Both the exterior and the interior of the church have been completely renovated in the previous decades as well. This returned this amazing structure to the way it looked hundreds of years ago, making it a must-see landmark in Austria.
Official website: Stephansdom Wien
5. The Hofburg
While Schönbrunn Palace was the summer residence of the Habsburg Rulers, the Hofburg was both their official residence and winter residence. This enormous Baroque palace complex was originally built in the 13th century and continuously expanded the following centuries.
It’s located right in the heart of Austria’s capital and faces a square called the “Heldenplatz” which translates to “Heroes Square.”
The original version of this palace was a medieval castle and that’s why its name translates to “Castle of the Court.” Today, it serves a similar purpose because since 1946 it has been the official residence and workplace of the President of Austria, the head of state of the Austrian Republic.
Part of the palace also serves as a museum that documents the entire history of Austria. Apart from the living quarters of the Habsburg rulers, we can also find the imperial chapel (Hofkapelle or Burgkapelle), the imperial library (Hofbibliothek), the treasury (Schatzkammer), the Burgtheater, the Spanish Riding School (Hofreitschule), and the imperial mews in this enormous complex.
Official website: Sisi Museum
6. Hohensalzburg Fortress
Hohensalzburg Fortress is a medieval castle that majestically overlooks the city of Salzburg, the 4th-largest city in the country. The construction of this amazing building started in the year 1077 and it was gradually expanded over the centuries.
This includes a massive expansion phase between 1495 and 1519 by Prince-Archbishop Leonhard von Keutschach. This was a project that included the so-called Reisszug, a predecessor of the funicular railway that provides access to the structure from the city below.
Today, Hohensalzburg Fortress is one of the most famous buildings in Austria and a major tourist attraction in Salzburg. You can access the building with the Festungsbahn funicular railway, the modern version of the primitive train built here over 500 years ago.
Official website: Festung Hohensalzburg
7. Kunsthaus Graz
The Kunsthaus Graz is also referred to as the Grazer Kunsthaus or Graz Art Museum and as the name implies, is one of the most famous art museums in Austria. It’s one of the most amazing buildings in Graz, the capital city of the Austrian state of Styria.
This remarkable Blobitecture building in Austria was completed as part of a project that revolved around the European Capital of Culture. Graz was chosen for this event in 2003 and the renowned British architect Sir Peter Cook, along with his colleague Colin Fournier, was hired to complete the design.
The result is one of the most prominent examples of “blob architecture,” a term that was coined in the 1990s. Its façade features blue acrylic panels which provide a remarkable light show in the evening. The building houses a collection of contemporary art starting from the 1960s.

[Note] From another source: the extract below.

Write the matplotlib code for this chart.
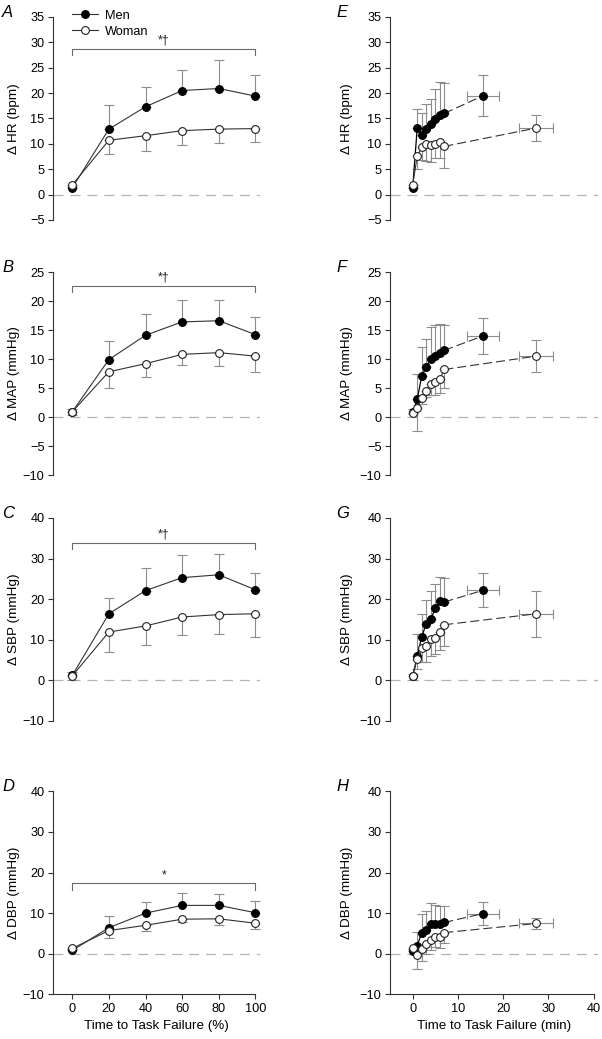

Official website: Kunsthaus Graz
Karlskirche can be described as the epitome of Baroque Buildings in Austria. It’s located on the southern end of the Karlsplatz, a famous square in the Austrian capital of Vienna.

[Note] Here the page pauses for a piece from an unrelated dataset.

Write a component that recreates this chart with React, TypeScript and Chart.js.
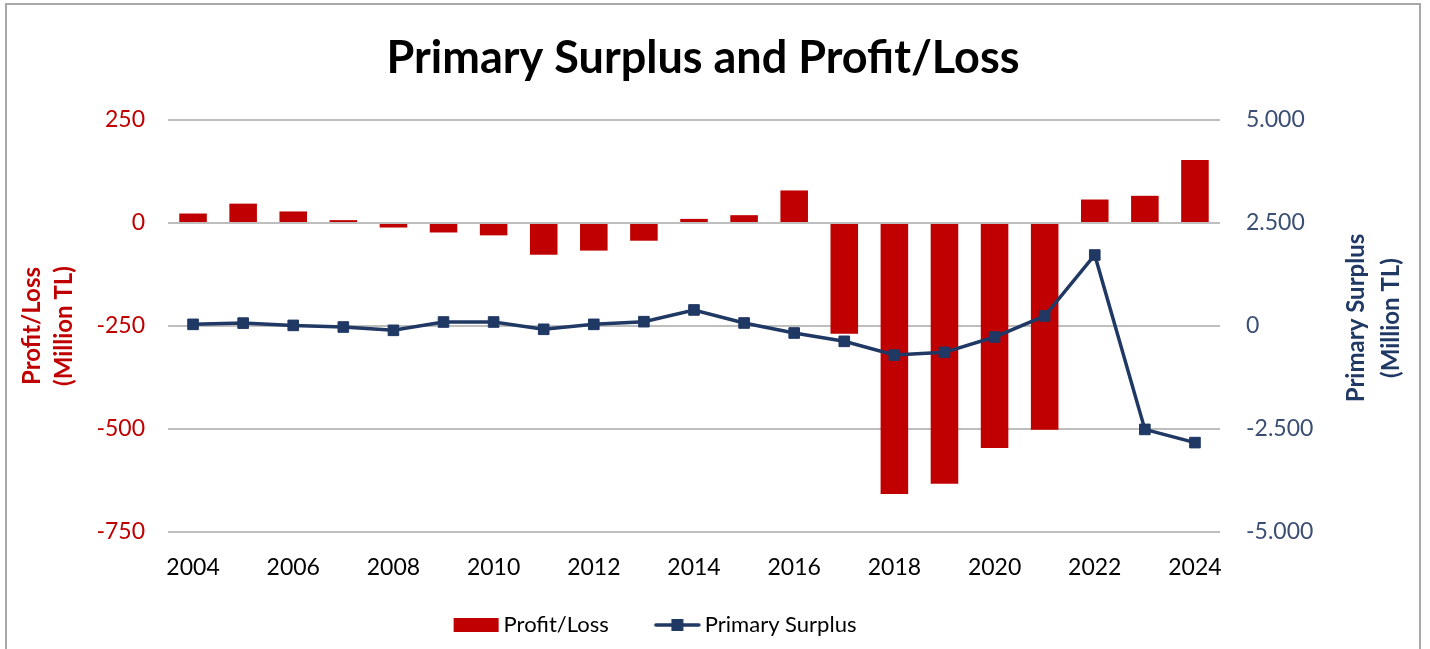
import React, { useEffect, useRef } from 'react';
import { Chart, registerables } from 'chart.js';

Chart.register(...registerables);

const years = ['2004', '2005', '2006', '2007', '2008', '2009', '2010', '2011', '2012', '2013', '2014', '2015', '2016', '2017', '2018', '2019', '2020', '2021', '2022', '2023', '2024'];
const profitLoss = [23, 47, 28, 7, -11, -23, -30, -77, -67, -43, 10, 19, 79, -269, -658, -633, -546, -502, 57, 66, 153];
const primarySurplus = [40, 70, 15, -25, -105, 97, 97, -80, 40, 105, 390, 73, -170, -372, -705, -640, -267, 243, 1723, -2510, -2830];
const xTickLabels = ['2004', '2006', '2008', '2010', '2012', '2014', '2016', '2018', '2020', '2022', '2024'];
const leftTicks = [-750, -500, -250, 0, 250];
const leftTickLabels = ['-750', '-500', '-250', '0', '250'];
const rightTicks = [-5000, -2500, 0, 2500, 5000];
const rightTickLabels = ['-5.000', '-2.500', '0', '2.500', '5.000'];
const titleText = 'Primary Surplus and Profit/Loss';
const leftTitle = ['Profit/Loss', '(Million TL)'];
const rightTitle = ['Primary Surplus', '(Million TL)'];
const seriesNames = ['Profit/Loss', 'Primary Surplus'];

const RED = '#c00000';
const NAVY = '#203864';
const FONT = 'Lato';

export default function App() {
  const canvasRef = useRef<HTMLCanvasElement | null>(null);

  useEffect(() => {
    const canvas = canvasRef.current;
    if (!canvas) return;

    // legend swatches (image width 95, centred on a 75px legend box)
    const barImg = document.createElement('canvas');
    barImg.width = 95;
    barImg.height = 14;
    const bctx = barImg.getContext('2d')!;
    bctx.fillStyle = RED;
    bctx.fillRect(46, 0, 45, 14);

    const lineImg = document.createElement('canvas');
    lineImg.width = 95;
    lineImg.height = 14;
    const lctx = lineImg.getContext('2d')!;
    lctx.strokeStyle = NAVY;
    lctx.lineWidth = 3.5;
    lctx.lineCap = 'round';
    lctx.beginPath();
    lctx.moveTo(47, 7);
    lctx.lineTo(90, 7);
    lctx.stroke();
    lctx.fillStyle = NAVY;
    lctx.fillRect(62.5, 1, 12, 12);

    const shiftBoxes = {
      id: 'shiftBoxes',
      afterLayout(chart: any) {
        const lg = chart.legend;
        if (lg) {
          lg.left -= 78;
          lg.right -= 78;
        }
        const tb = chart.titleBlock;
        if (tb) {
          tb.left -= 12;
          tb.right -= 12;
        }
      },
    };

    const axisTitles = {
      id: 'axisTitles',
      afterDraw(chart: any) {
        const { ctx, chartArea } = chart;
        const cy = (chartArea.top + chartArea.bottom) / 2;
        ctx.save();
        ctx.font = `bold 24px ${FONT}`;
        ctx.textAlign = 'center';
        ctx.textBaseline = 'middle';
        ctx.fillStyle = RED;
        ctx.save();
        ctx.translate(32, cy);
        ctx.rotate(-Math.PI / 2);
        ctx.fillText(leftTitle[0], 0, 0);
        ctx.fillText(leftTitle[1], 0, 32);
        ctx.restore();
        ctx.fillStyle = NAVY;
        ctx.save();
        ctx.translate(1356, cy - 8);
        ctx.rotate(-Math.PI / 2);
        ctx.fillText(rightTitle[0], 0, 0);
        ctx.fillText(rightTitle[1], 0, 35);
        ctx.restore();
        ctx.restore();
      },
    };

    const chart = new Chart(canvas, {
      type: 'bar',
      data: {
        labels: years,
        datasets: [
          {
            type: 'line',
            label: seriesNames[1],
            data: primarySurplus,
            yAxisID: 'y1',
            borderColor: NAVY,
            backgroundColor: NAVY,
            borderWidth: 3.5,
            pointStyle: 'rect',
            pointRadius: 7.5,
            pointBorderWidth: 1,
            pointBackgroundColor: NAVY,
            pointBorderColor: NAVY,
            tension: 0,
            order: 0,
          } as any,
          {
            type: 'bar',
            label: seriesNames[0],
            data: profitLoss,
            yAxisID: 'y',
            backgroundColor: RED,
            borderWidth: 0,
            barPercentage: 0.55,
            categoryPercentage: 1,
            order: 1,
          } as any,
        ],
      },
      options: {
        responsive: false,
        animation: false,
        layout: { padding: { top: 0, left: 0, right: 0, bottom: 3 } },
        plugins: {
          tooltip: { enabled: false },
          title: {
            display: true,
            text: titleText,
            color: '#000000',
            font: { family: FONT, size: 45, weight: 'bold', lineHeight: 1.2 },
            padding: { top: 31, bottom: 35 },
          },
          legend: {
            display: true,
            position: 'bottom',
            labels: {
              usePointStyle: true,
              pointStyleWidth: 75,
              boxHeight: 14,
              padding: 10,
              color: '#000000',
              font: { family: FONT, size: 22 },
              generateLabels: () => [
                {
                  text: seriesNames[0],
                  pointStyle: barImg,
                  fillStyle: RED,
                  strokeStyle: RED,
                  lineWidth: 0,
                  hidden: false,
                  datasetIndex: 1,
                  fontColor: '#000000',
                } as any,
                {
                  text: seriesNames[1],
                  pointStyle: lineImg,
                  fillStyle: NAVY,
                  strokeStyle: NAVY,
                  lineWidth: 0,
                  hidden: false,
                  datasetIndex: 0,
                  fontColor: '#000000',
                } as any,
              ],
            },
          },
        },
        scales: {
          x: {
            type: 'category',
            offset: true,
            grid: { display: false, drawTicks: false },
            border: { display: false },
            ticks: {
              autoSkip: false,
              maxRotation: 0,
              minRotation: 0,
              padding: 22,
              color: '#000000',
              font: { family: FONT, size: 23 },
              callback: (_v: any, idx: number) => (xTickLabels.includes(years[idx]) ? years[idx] : ''),
            },
            afterFit: (scale: any) => {
              scale.height = 72;
            },
          },
          y: {
            type: 'linear',
            position: 'left',
            min: -750,
            max: 250,
            grid: { display: true, color: '#bebebe', lineWidth: 2, drawTicks: false },
            border: { display: false },
            afterBuildTicks: (scale: any) => {
              scale.ticks = leftTicks.map((v) => ({ value: v }));
            },
            ticks: {
              padding: 23,
              color: RED,
              font: { family: FONT, size: 23 },
              callback: (v: any) => leftTickLabels[leftTicks.indexOf(Number(v))],
            },
            afterFit: (scale: any) => {
              scale.width = 168;
            },
          },
          y1: {
            type: 'linear',
            position: 'right',
            min: -5000,
            max: 5000,
            grid: { display: false, drawTicks: false },
            border: { display: false },
            afterBuildTicks: (scale: any) => {
              scale.ticks = rightTicks.map((v) => ({ value: v }));
            },
            ticks: {
              padding: 26,
              color: '#3b4e74',
              font: { family: FONT, size: 23 },
              callback: (v: any) => rightTickLabels[rightTicks.indexOf(Number(v))],
            },
            afterFit: (scale: any) => {
              scale.width = 210;
            },
          },
        },
      },
      plugins: [shiftBoxes, axisTitles],
    });

    return () => {
      chart.destroy();
    };
  }, []);

  return (
    <>
      <div
        style={{
          position: 'fixed',
          left: 5,
          top: 3,
          width: 1416,
          height: 700,
          border: '2px solid #a8a8a8',
          boxSizing: 'border-box',
          background: '#ffffff',
        }}
      />
      <canvas
        ref={canvasRef}
        width={1430}
        height={649}
        style={{ position: 'fixed', left: 0, top: 0, width: 1430, height: 649 }}
      />
    </>
  );
}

Both the square and the church were named in honor of Saint Charles Borromeo (1538-1584), a major figure in the Counter-Reformation of the 16th century.
The building was commissioned by Charles VI, Holy Roman Emperor, to commemorate the end of a devastating plague that had ravaged the city of Vienna in the early 18th century. Borromeo was renowned for helping plague victims in Milan during the final decade of his life.
The astounding church features a distinctive dome and two massive columns resembling Trajan’s Column in Rome. The reliefs on the columns depict events in the life of Borromeo and the interior of the church is decorated with paintings in honor of the Catholic Saint.
Official website: Karlskirche
9. Salzburg Cathedral
Salzburg Cathedral is another opulent Baroque cathedral in Austria. It’s located right in the historic heart of the city and was dedicated to Saint Rupert (660-710) a local 8th-century bishop, and Saint Vergilius (700-784), an 8th-century Irish astrologer who emigrated to Salzburg.
Rupert of Salzburg was the man who founded the first church on this location in the early 8th century and Saint Vergilius completed the first cathedral building in 774, the year the “Salzburg Dom” was mentioned for the first time. This was probably on the remains of the ancient Roman town that was located here.
This original structure was destroyed by a fire and rebuilt in the Romanesque style in 1181. The Romanesque building was destroyed by a fire in 1598 and rebuilt in the Baroque style between 1614 and 1628.
An important event in the history of Salzburg happened here on January 28, 1756, because that was the day that Wolfgang Amadeus Mozart (1756-1793) was baptized in this building, the day after he was born.
Official website: Salzburg Cathedral
10. Goldenes Dachl
Goldenes Dachl is one of the most famous buildings in Austria because of its golden roof. That’s also why the building is called as such because “Goldenes Dachl” translates to “Golden Roof.”
This remarkable structure is located in the Old Town of the Austrian city of Innsbruck, the capital of Tyrol, and was completed in the year 1500. It has been one of the most exciting attractions in the city ever since.
The roof consists of 2,657 fire-gilded copper tiles. This decorative technique applies a thin layer of gold to the copper panels that the roof is made of. It was commissioned by Emperor Maximilian I (1459-1519) in honor of his wedding with Bianca Maria Sforza (1472-1510), his third wife.